"""
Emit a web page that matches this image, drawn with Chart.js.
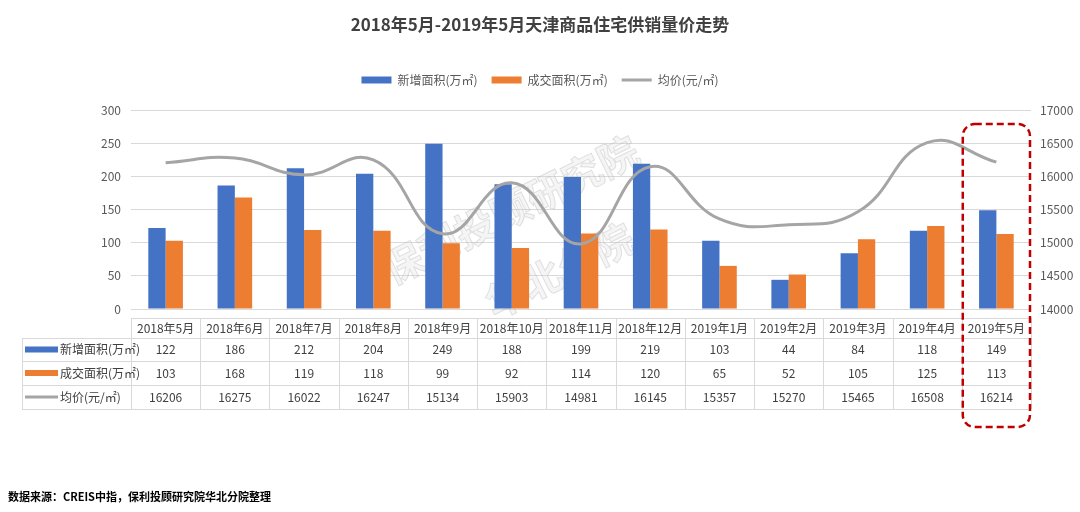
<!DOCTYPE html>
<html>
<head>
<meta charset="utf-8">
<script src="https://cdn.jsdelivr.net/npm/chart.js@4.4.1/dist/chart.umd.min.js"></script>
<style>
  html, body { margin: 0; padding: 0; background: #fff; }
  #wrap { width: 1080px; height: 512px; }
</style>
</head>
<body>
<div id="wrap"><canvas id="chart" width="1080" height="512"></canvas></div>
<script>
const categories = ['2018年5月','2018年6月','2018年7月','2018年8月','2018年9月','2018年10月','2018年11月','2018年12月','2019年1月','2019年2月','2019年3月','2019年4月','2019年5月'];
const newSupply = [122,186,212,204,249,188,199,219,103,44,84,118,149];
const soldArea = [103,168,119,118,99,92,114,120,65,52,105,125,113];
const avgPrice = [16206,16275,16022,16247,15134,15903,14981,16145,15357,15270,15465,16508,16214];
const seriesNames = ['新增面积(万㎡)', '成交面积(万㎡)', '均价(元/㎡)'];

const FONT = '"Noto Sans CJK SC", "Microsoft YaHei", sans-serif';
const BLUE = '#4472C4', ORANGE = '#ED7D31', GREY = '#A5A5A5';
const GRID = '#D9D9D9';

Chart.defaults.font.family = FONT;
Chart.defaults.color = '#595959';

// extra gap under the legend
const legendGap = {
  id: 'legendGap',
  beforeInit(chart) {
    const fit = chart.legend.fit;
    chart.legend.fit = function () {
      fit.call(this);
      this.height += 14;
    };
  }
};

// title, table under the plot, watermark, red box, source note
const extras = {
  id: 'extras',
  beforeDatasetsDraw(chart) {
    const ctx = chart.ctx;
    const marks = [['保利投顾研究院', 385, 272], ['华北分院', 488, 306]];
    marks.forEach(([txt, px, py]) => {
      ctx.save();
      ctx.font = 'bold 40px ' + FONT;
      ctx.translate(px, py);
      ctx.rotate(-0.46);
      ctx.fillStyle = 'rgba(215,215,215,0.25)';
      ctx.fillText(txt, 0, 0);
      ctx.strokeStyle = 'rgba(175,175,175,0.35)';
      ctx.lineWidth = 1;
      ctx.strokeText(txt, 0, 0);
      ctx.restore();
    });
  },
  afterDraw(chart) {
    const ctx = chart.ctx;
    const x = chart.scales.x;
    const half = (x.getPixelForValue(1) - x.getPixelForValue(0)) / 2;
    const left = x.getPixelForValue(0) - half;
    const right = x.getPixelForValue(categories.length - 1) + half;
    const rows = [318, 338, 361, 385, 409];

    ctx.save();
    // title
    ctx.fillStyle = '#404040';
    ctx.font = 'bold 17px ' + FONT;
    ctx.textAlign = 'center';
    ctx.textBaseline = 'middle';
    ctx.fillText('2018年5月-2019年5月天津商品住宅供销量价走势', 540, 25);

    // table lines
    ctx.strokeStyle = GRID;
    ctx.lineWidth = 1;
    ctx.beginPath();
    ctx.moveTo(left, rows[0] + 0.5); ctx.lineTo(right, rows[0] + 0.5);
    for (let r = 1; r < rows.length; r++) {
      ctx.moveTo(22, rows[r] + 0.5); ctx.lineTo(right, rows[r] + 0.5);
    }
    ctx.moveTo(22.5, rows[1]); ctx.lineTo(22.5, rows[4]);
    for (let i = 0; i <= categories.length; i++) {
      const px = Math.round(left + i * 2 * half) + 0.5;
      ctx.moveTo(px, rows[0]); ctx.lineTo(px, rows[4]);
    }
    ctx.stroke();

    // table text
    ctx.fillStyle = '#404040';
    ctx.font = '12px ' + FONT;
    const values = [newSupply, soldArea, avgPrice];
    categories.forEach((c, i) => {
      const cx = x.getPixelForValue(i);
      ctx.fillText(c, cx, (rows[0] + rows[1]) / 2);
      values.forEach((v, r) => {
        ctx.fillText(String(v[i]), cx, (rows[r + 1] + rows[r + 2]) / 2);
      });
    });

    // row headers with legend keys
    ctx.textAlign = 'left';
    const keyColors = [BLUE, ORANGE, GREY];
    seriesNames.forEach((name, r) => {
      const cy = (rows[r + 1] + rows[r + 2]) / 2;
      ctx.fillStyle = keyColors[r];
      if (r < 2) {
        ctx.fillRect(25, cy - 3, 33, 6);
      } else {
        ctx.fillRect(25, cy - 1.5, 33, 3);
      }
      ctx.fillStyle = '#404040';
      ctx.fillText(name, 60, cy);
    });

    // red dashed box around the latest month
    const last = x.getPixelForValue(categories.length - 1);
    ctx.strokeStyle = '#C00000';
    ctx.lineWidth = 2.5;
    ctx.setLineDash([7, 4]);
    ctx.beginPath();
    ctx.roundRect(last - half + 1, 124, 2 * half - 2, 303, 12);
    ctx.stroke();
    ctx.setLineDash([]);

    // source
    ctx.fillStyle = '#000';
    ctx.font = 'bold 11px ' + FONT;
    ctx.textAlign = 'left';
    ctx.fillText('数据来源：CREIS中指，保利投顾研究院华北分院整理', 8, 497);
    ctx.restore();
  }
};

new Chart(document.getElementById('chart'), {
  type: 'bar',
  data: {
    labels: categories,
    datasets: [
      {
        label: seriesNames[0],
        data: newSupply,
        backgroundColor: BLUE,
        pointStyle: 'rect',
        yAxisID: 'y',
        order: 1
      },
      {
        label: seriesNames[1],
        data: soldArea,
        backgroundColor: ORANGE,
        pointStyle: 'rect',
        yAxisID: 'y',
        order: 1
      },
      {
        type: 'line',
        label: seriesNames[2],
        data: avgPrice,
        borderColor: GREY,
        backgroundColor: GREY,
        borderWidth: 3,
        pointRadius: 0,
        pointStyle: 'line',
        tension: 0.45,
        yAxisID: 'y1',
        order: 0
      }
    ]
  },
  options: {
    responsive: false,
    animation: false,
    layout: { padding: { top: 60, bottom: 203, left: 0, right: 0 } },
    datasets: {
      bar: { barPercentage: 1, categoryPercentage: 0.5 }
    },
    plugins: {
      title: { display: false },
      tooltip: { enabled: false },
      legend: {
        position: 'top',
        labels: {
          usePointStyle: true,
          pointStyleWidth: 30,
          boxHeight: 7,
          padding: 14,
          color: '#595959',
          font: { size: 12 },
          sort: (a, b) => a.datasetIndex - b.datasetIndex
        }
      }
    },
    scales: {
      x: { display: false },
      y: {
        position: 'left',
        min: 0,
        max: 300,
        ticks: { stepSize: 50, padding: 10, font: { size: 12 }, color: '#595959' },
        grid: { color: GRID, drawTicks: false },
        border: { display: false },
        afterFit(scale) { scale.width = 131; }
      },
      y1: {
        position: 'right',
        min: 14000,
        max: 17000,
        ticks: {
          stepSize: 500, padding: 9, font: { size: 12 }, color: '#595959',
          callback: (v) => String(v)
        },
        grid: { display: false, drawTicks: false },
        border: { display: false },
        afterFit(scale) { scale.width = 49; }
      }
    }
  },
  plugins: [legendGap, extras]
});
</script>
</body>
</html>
"""
What you need to do — Working from the lines above, reproduce the material exactly and exclude its pictures.

Answer in full —
Emit a web page that matches this image, drawn with Chart.js.
<!DOCTYPE html>
<html>
<head>
<meta charset="utf-8">
<script src="https://cdn.jsdelivr.net/npm/chart.js@4.4.1/dist/chart.umd.min.js"></script>
<style>
  html, body { margin: 0; padding: 0; background: #fff; }
  #wrap { width: 1080px; height: 512px; }
</style>
</head>
<body>
<div id="wrap"><canvas id="chart" width="1080" height="512"></canvas></div>
<script>
const categories = ['2018年5月','2018年6月','2018年7月','2018年8月','2018年9月','2018年10月','2018年11月','2018年12月','2019年1月','2019年2月','2019年3月','2019年4月','2019年5月'];
const newSupply = [122,186,212,204,249,188,199,219,103,44,84,118,149];
const soldArea = [103,168,119,118,99,92,114,120,65,52,105,125,113];
const avgPrice = [16206,16275,16022,16247,15134,15903,14981,16145,15357,15270,15465,16508,16214];
const seriesNames = ['新增面积(万㎡)', '成交面积(万㎡)', '均价(元/㎡)'];

const FONT = '"Noto Sans CJK SC", "Microsoft YaHei", sans-serif';
const BLUE = '#4472C4', ORANGE = '#ED7D31', GREY = '#A5A5A5';
const GRID = '#D9D9D9';

Chart.defaults.font.family = FONT;
Chart.defaults.color = '#595959';

// extra gap under the legend
const legendGap = {
  id: 'legendGap',
  beforeInit(chart) {
    const fit = chart.legend.fit;
    chart.legend.fit = function () {
      fit.call(this);
      this.height += 14;
    };
  }
};

// title, table under the plot, watermark, red box, source note
const extras = {
  id: 'extras',
  beforeDatasetsDraw(chart) {
    const ctx = chart.ctx;
    const marks = [['保利投顾研究院', 385, 272], ['华北分院', 488, 306]];
    marks.forEach(([txt, px, py]) => {
      ctx.save();
      ctx.font = 'bold 40px ' + FONT;
      ctx.translate(px, py);
      ctx.rotate(-0.46);
      ctx.fillStyle = 'rgba(215,215,215,0.25)';
      ctx.fillText(txt, 0, 0);
      ctx.strokeStyle = 'rgba(175,175,175,0.35)';
      ctx.lineWidth = 1;
      ctx.strokeText(txt, 0, 0);
      ctx.restore();
    });
  },
  afterDraw(chart) {
    const ctx = chart.ctx;
    const x = chart.scales.x;
    const half = (x.getPixelForValue(1) - x.getPixelForValue(0)) / 2;
    const left = x.getPixelForValue(0) - half;
    const right = x.getPixelForValue(categories.length - 1) + half;
    const rows = [318, 338, 361, 385, 409];

    ctx.save();
    // title
    ctx.fillStyle = '#404040';
    ctx.font = 'bold 17px ' + FONT;
    ctx.textAlign = 'center';
    ctx.textBaseline = 'middle';
    ctx.fillText('2018年5月-2019年5月天津商品住宅供销量价走势', 540, 25);

    // table lines
    ctx.strokeStyle = GRID;
    ctx.lineWidth = 1;
    ctx.beginPath();
    ctx.moveTo(left, rows[0] + 0.5); ctx.lineTo(right, rows[0] + 0.5);
    for (let r = 1; r < rows.length; r++) {
      ctx.moveTo(22, rows[r] + 0.5); ctx.lineTo(right, rows[r] + 0.5);
    }
    ctx.moveTo(22.5, rows[1]); ctx.lineTo(22.5, rows[4]);
    for (let i = 0; i <= categories.length; i++) {
      const px = Math.round(left + i * 2 * half) + 0.5;
      ctx.moveTo(px, rows[0]); ctx.lineTo(px, rows[4]);
    }
    ctx.stroke();

    // table text
    ctx.fillStyle = '#404040';
    ctx.font = '12px ' + FONT;
    const values = [newSupply, soldArea, avgPrice];
    categories.forEach((c, i) => {
      const cx = x.getPixelForValue(i);
      ctx.fillText(c, cx, (rows[0] + rows[1]) / 2);
      values.forEach((v, r) => {
        ctx.fillText(String(v[i]), cx, (rows[r + 1] + rows[r + 2]) / 2);
      });
    });

    // row headers with legend keys
    ctx.textAlign = 'left';
    const keyColors = [BLUE, ORANGE, GREY];
    seriesNames.forEach((name, r) => {
      const cy = (rows[r + 1] + rows[r + 2]) / 2;
      ctx.fillStyle = keyColors[r];
      if (r < 2) {
        ctx.fillRect(25, cy - 3, 33, 6);
      } else {
        ctx.fillRect(25, cy - 1.5, 33, 3);
      }
      ctx.fillStyle = '#404040';
      ctx.fillText(name, 60, cy);
    });

    // red dashed box around the latest month
    const last = x.getPixelForValue(categories.length - 1);
    ctx.strokeStyle = '#C00000';
    ctx.lineWidth = 2.5;
    ctx.setLineDash([7, 4]);
    ctx.beginPath();
    ctx.roundRect(last - half + 1, 124, 2 * half - 2, 303, 12);
    ctx.stroke();
    ctx.setLineDash([]);

    // source
    ctx.fillStyle = '#000';
    ctx.font = 'bold 11px ' + FONT;
    ctx.textAlign = 'left';
    ctx.fillText('数据来源：CREIS中指，保利投顾研究院华北分院整理', 8, 497);
    ctx.restore();
  }
};

new Chart(document.getElementById('chart'), {
  type: 'bar',
  data: {
    labels: categories,
    datasets: [
      {
        label: seriesNames[0],
        data: newSupply,
        backgroundColor: BLUE,
        pointStyle: 'rect',
        yAxisID: 'y',
        order: 1
      },
      {
        label: seriesNames[1],
        data: soldArea,
        backgroundColor: ORANGE,
        pointStyle: 'rect',
        yAxisID: 'y',
        order: 1
      },
      {
        type: 'line',
        label: seriesNames[2],
        data: avgPrice,
        borderColor: GREY,
        backgroundColor: GREY,
        borderWidth: 3,
        pointRadius: 0,
        pointStyle: 'line',
        tension: 0.45,
        yAxisID: 'y1',
        order: 0
      }
    ]
  },
  options: {
    responsive: false,
    animation: false,
    layout: { padding: { top: 60, bottom: 203, left: 0, right: 0 } },
    datasets: {
      bar: { barPercentage: 1, categoryPercentage: 0.5 }
    },
    plugins: {
      title: { display: false },
      tooltip: { enabled: false },
      legend: {
        position: 'top',
        labels: {
          usePointStyle: true,
          pointStyleWidth: 30,
          boxHeight: 7,
          padding: 14,
          color: '#595959',
          font: { size: 12 },
          sort: (a, b) => a.datasetIndex - b.datasetIndex
        }
      }
    },
    scales: {
      x: { display: false },
      y: {
        position: 'left',
        min: 0,
        max: 300,
        ticks: { stepSize: 50, padding: 10, font: { size: 12 }, color: '#595959' },
        grid: { color: GRID, drawTicks: false },
        border: { display: false },
        afterFit(scale) { scale.width = 131; }
      },
      y1: {
        position: 'right',
        min: 14000,
        max: 17000,
        ticks: {
          stepSize: 500, padding: 9, font: { size: 12 }, color: '#595959',
          callback: (v) => String(v)
        },
        grid: { display: false, drawTicks: false },
        border: { display: false },
        afterFit(scale) { scale.width = 49; }
      }
    }
  },
  plugins: [legendGap, extras]
});
</script>
</body>
</html>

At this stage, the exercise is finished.